The Friends of Syria meeting in Turkey follows the inaugural one Clinton attended in Tunis at the end of February — a response to Western and Arab failure to win Russian and Chinese backing at the UN Security Council.
Aides said Clinton will discuss how to make President Bashar al-Assad comply with a new plan to end the crackdown on a pro-democracy movement, study further sanctions against his regime and consider ways to aid the opposition who will be in Istanbul.
Her visit comes a day after Assad said he would “spare no effort” for the success of UN-Arab League envoy Kofi Annan’s six-point peace plan but said the proposal would only work if “terrorist acts” by foreign powers stopped.
State Department spokesman Mark Toner described the president’s remarks as “discouraging” and urged Assad to halt the violence immediately.
“It’s not surprising, but it’s discouraging and disappointing,” Toner told reporters in Washington, adding that Syrian government forces had done nothing to comply with Annan’s plan in the three days since agreeing to it.
The plan by the former UN chief includes a commitment to stop all violence, daily two-hour humanitarian ceasefires and media access to all areas affected by the fighting.

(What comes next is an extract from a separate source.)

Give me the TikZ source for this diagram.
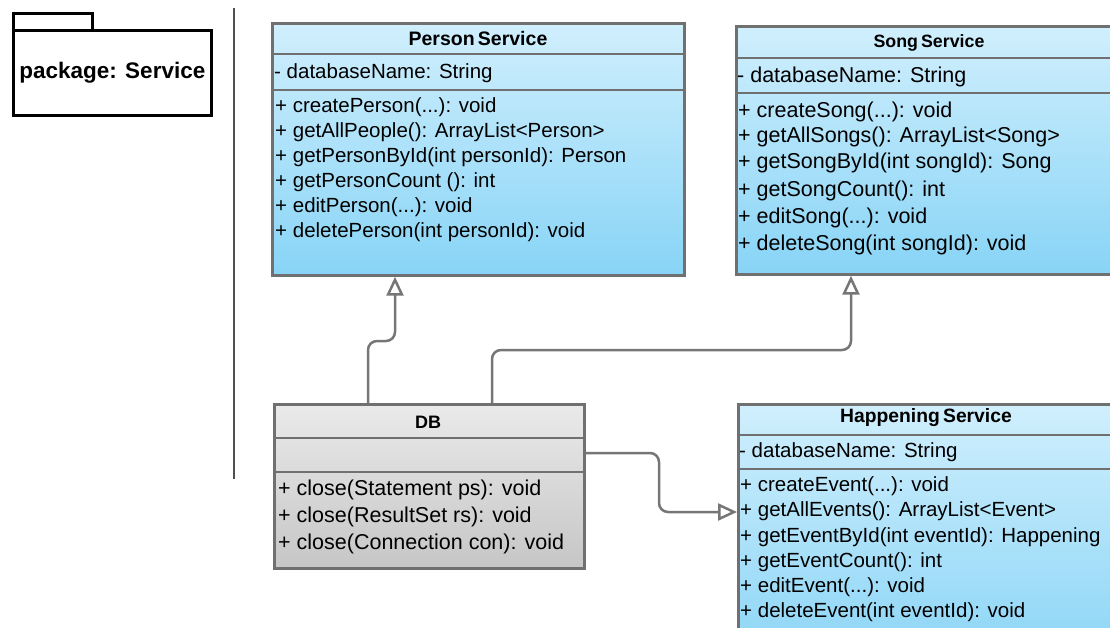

It also calls for an inclusive Syrian-led political process, the right to demonstrate, and the release of people detained arbitrarily.
“We’ve seen absolutely nothing on the ground that indicates that they’re adhering to its calls for Syrian artillery and heavy weaponry to go back to barracks and for a ceasefire to allow humanitarian assistance to be put in place,” Toner said.
“We’ve been very clear that we want to see a ceasefire in place. We want to see an end to the violence as soon as possible so that we can get humanitarian assistance in to the beleaguered Syrian people.”
US State Department spokeswoman Victoria Nuland said on Wednesday the US delegation would discuss ways to deliver humanitarian aid to the Syrian people — during a crackdown UN officials now estimate has cost more than 9,000 lives in a year — and how to promote opposition unity.
Clinton said Tuesday the United States will press the disparate opposition “very hard” to present a “unified vision” in Istanbul that protects the rights of all Syrians.
Washington wants the opposition to fully represent Sunnis, Christians, Kurds, Druze, Turkmen and others, including Alawites, the minority Muslim sect from which Assad hails.
Saudi Arabia and its neighbour Qatar have called for arming the opposition, which includes the Free Syrian Army, made up of Syrian military defectors.
An Arab league summit in Baghdad on Thursday rejected the option of arming any sides, and called on all parties to engage in a “serious national dialogue.”